O Serviço Federal de Processamento de Dados (SERPRO), é uma empresa administradora do maior banco de dados da União, com informações críticas e sensíveis de todos os cidadãos brasileiros, que dizem respeito à totalidade dos aspectos das vidas de toda a população do país. Atualmente, a empresa vem trabalhando com inúmeras frentes voltadas para o desenvolvimento de iniciativas no campo da identidade digital, uma delas é o projeto ProID, talvez o mais avançado quando se trata da migração de informações tradicionais para carteiras digitais no Brasil. Trata-se de uma solução que moderniza o processo de emissão de carteiras profissionais dos conselhos de classe e assemelhados, migrando as tradicionais carteiras de papel para o ambiente digital, por meio de um aplicativo para dispositivos móveis. Permite a identificação segura dos profissionais registrados, por meio de um documento digital acessado via aplicativo de celular, integrado online com o emissor.

Um de seus principais recursos é a capacidade de gerenciar as inadimplências dos membros e o absenteísmo dos servidores imediatamente após a conexão com a Internet. Isso garante que o acesso ao aplicativo seja bloqueado em casos de suspensão do exercício profissional ou caducidade de documento, recurso fundamental para a proteção contra acessos não autorizados no exercício de atividades regulamentadas. Além disso, a ProID oferece um serviço exclusivo de mensagens instantâneas e notificações interno à agência, suas afiliadas e servidores, em uma interface totalmente parametrizável que oferece grande liberdade para personalização de documentos.

Link: https://www.gov.br/pt-br/servicos/contratar-documento-de-identificacao-digital-proid

ChainID

Essa iniciativa trata de um nicho mais específico e é voltada para o gerenciamento de identidades descentralizadas baseadas na tecnologia blockchain.
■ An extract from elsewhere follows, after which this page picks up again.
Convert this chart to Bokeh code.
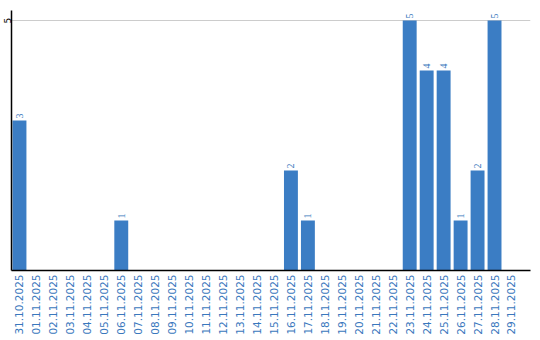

Ela permite serviços de autenticação e autorização que suportam vários domínios e constrói infraestrutura arquitetônica usando frameworks e protocolos de comunicação, fornecendo interoperabilidade com vários fornecedores e segurança para soluções de gerenciamento de identidade e compartilhamento de informações entre pares. Para estabelecer a credibilidade da plataforma ChainID, um mecanismo de verificação foi criado. Esse mecanismo utiliza a emissão e revogação de credenciais e serviços de solicitação de comprovação. Além disso, um provedor de identidade (IDP) foi projetado para acomodar a rede Comunidade Acadêmica Federada (CAFe), da Rede Nacional de Ensino e Pesquisa (RNP).

Link: http://chainid.com.br/

O Brasil viu nascer alguns empreendimentos com soluções de identidade digital descentralizada, mas sua adoção ainda é pontual e tímida. Recentemente, foi lançado pelo Governo Federal do Brasil o Documento Nacional de Identificação (DNI). Esse documento busca reunir em um único documento todos os vários registros relacionados ao cidadão: Registro Geral (RG), Cadastro de Pessoas Física (CPF), Certidão de Nascimento e Casamento, e Título de Eleitor (https://dnibrasil.com/). Embora essa identificação utilize uma estrutura centralizada, esperamos que a iniciativa sirva de exemplo e motivação para que empreendedores brasileiros criem cada vez mais soluções para identidades digitais e considerem a descentralização como fator em seus negócios.  Assim, a identidade digital descentralizada estará cada vez mais presente no dia-a-dia dos brasileiros.